Power to our people
Power to our people
It is an undisputed fact that businesses who master the process of change, and fast, are those who prosper. And so it is with Pfizer.
For when the NHS started its own transformation, so the company foresaw the implications. In fact, the way Pfizer approaches customers has changed to address the needs of the evolving marketplace.
Across its field force, the skills of Pfizer’s field-based team are continuously honed. Richard Beckwith, National Account Director, was delighted with the response to a comprehensive training programme to develop world-class account management capabilities and innovation. “The feedback from our account managers has been incredibly positive – it is clear that this is making a real difference and will really help us in our goal to meaningfully engage with our customers to deliver more value.”
These are the people who know the marketplace in all its guises best. They have broken down the Strategic Health Authorities into smaller chunks and created Local Health Economy (LHE) plans. These give a detailed picture of every region in the country. It is these local plans that drive the business and deliver value for customers.
Pfizer is rapidly establishing a reputation as being a customer-led organisation. Knowing the objectives and drivers of each region of the country has now been cascaded down further – to individual customers.
Living a shared agenda with customers
The company is now driven by a new mantra: living a shared agenda with its customers. And its people are empowered to get creative, at local level, in assisting customer organisations to achieve their own targets.

In one recent case, a newly-created NHS service took advantage of local marketing support and transformed its performance, seeing many more patients come through its doors.
More creative thinking from another Pfizer employee has led to the mapping of inequalities in access to certain medicines across the country. This has become a powerful tool for customer organisations who use this information in their drive to treat more patients.

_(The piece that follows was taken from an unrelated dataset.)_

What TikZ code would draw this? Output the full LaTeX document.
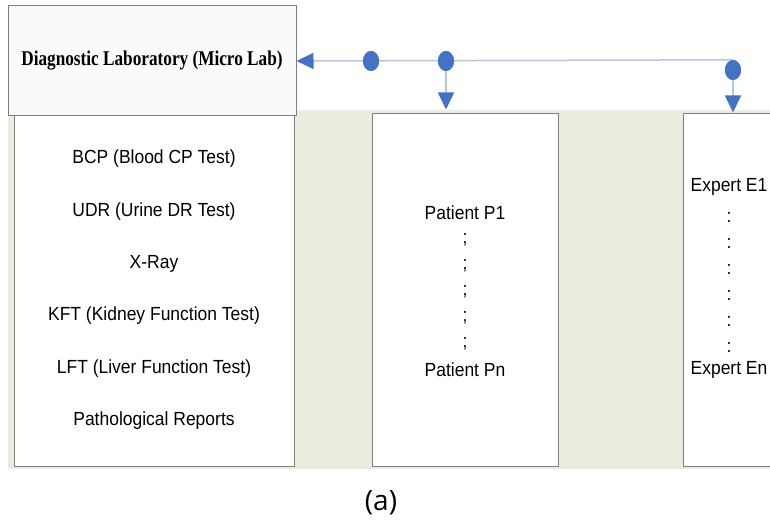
\documentclass[tikz,border=0pt]{standalone}
\usepackage{fontspec}
\usetikzlibrary{arrows.meta,shapes.geometric}
\setmainfont{Liberation Sans}
\newfontfamily\titlefont[FakeStretch=0.82]{Liberation Serif}
\newfontfamily\bodyfont[FakeStretch=0.92]{Liberation Sans}
\newfontfamily\capfont{Open Sans}
\definecolor{panelbg}{RGB}{233,236,222}
\definecolor{boxline}{RGB}{128,128,128}
\definecolor{labfill}{RGB}{250,250,250}
\definecolor{linkline}{RGB}{180,199,231}
\definecolor{tipblue}{RGB}{68,114,196}
\tikzset{
  x=1pt, y=-1pt,
  listbox/.style={draw=boxline, line width=1pt, fill=white, rectangle, inner sep=0pt},
  labbox/.style={draw=boxline, line width=1pt, fill=labfill, rectangle, inner sep=0pt,
    minimum width=288pt, minimum height=110pt,
    font=\titlefont\bfseries\fontsize{21}{25}\selectfont},
  entry/.style={font=\bodyfont\fontsize{19}{22}\selectfont, inner sep=0pt},
  gap/.style={font=\bodyfont\fontsize{19}{22}\selectfont, inner sep=0pt},
  joint/.style={ellipse, fill=tipblue, draw=none, minimum width=16pt, minimum height=20pt, inner sep=0pt},
  link/.style={draw=linkline, line width=1.5pt},
  tip/.style={-{Triangle[length=17pt,width=16pt,color=tipblue]}},
}
\begin{document}
\begin{tikzpicture}
\clip (0,0) rectangle (770,521);
\fill[white] (0,0) rectangle (770,521);
% shaded panel behind the three lists
\fill[panelbg] (8,110) rectangle (770,469);

% the three list boxes
\node[listbox, minimum width=280pt, minimum height=352pt] (tests) at (154,290) {};
\node[listbox, minimum width=186pt, minimum height=352pt] (patients) at (465,290) {};
\node[listbox, minimum width=180pt, minimum height=352pt] (experts) at (773,290) {};

% laboratory header box
\node[labbox] (lab) at (152,61) {Diagnostic Laboratory (Micro Lab)};

% tests
\node[entry] (t1) at (154,159) {BCP (Blood CP Test)};
\node[entry] (t2) at (154,212) {UDR (Urine DR Test)};
\node[entry] (t3) at (154,264) {X-Ray};
\node[entry] (t4) at (154,316) {KFT (Kidney Function Test)};
\node[entry] (t5) at (154,369) {LFT (Liver Function Test)};
\node[entry] (t6) at (154,421) {Pathological Reports};

% patients
\node[entry] (p1) at (465,213) {Patient P1};
\foreach \yy [count=\i] in {240,266,292,318,344}
  \node[gap] (ps\i) at (465,\yy) {;};
\node[entry] (pn) at (465,370) {Patient Pn};

% experts
\node[entry] (e1) at (729,187) {Expert E1};
\foreach \yy [count=\i] in {217,243,269,295,321,347}
  \node[gap] (es\i) at (729,\yy) {:};
\node[entry] (en) at (729,370) {Expert En};

% junction points on the bus line
\node[joint] (j1) at (371,61) {};
\node[joint] (j2) at (446,61) {};
\node[joint] (j3) at (733,70) {};

% connectors
\draw[link, tip] (j3.north) -- (lab.east);
\draw[link, tip, shorten >=4pt] (j2) -- (patients.north -| j2);
\draw[link, tip, shorten >=1pt] (j3) -- (experts.north -| j3);

% redraw junctions above the lines
\node[joint] at (j1) {};
\node[joint] at (j2) {};
\node[joint] at (j3) {};

% caption
\node[font=\capfont\fontsize{28}{32}\selectfont, inner sep=0pt] (cap) at (381,503) {(a)};
\end{tikzpicture}
\end{document}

For individual Pfizer employees, the chance to make a real difference to the lives of patients is becoming a greater reality every day – and they are relishing the opportunity.
Walking in our customers’ shoes
Sometimes, the level of trust can develop to such a degree that Pfizer employees and customers are even swapping places! For example, over a six-month period this year, a senior director from a Primary Care Trust gave up one day a week to work at Pfizer. In return, an Account Manager, Jojo Godson, spent a day working for the NHS.
Both were in trusted positions, responsible for key projects with the potential to bring real benefits to patients with Chronic Obstructive Pulmonary Disease (COPD), and also to both the health service and Pfizer. In Jojo’s case, she played a central role in driving service change for COPD. She created a stakeholder group, representing all interested parties, which mapped out a set of objectives and prepared a business case. Funding has been secured for this and the focus is now on recruitment and implementation.
“Occasionally I visited the PCT on one of my ‘Pfizer days’, and I made this absolutely clear,” she said. “On my PCT days, my focus was 100 per cent on the COPD service redesign, and Pfizer wouldn’t even feature in the conversation. This role clarity allowed me to feel like, and be, a key part of the team.”

The benefit seems to work both ways. According to the NHS director who spent time at the company, the experience enabled him to see how Pfizer and the NHS really can work together.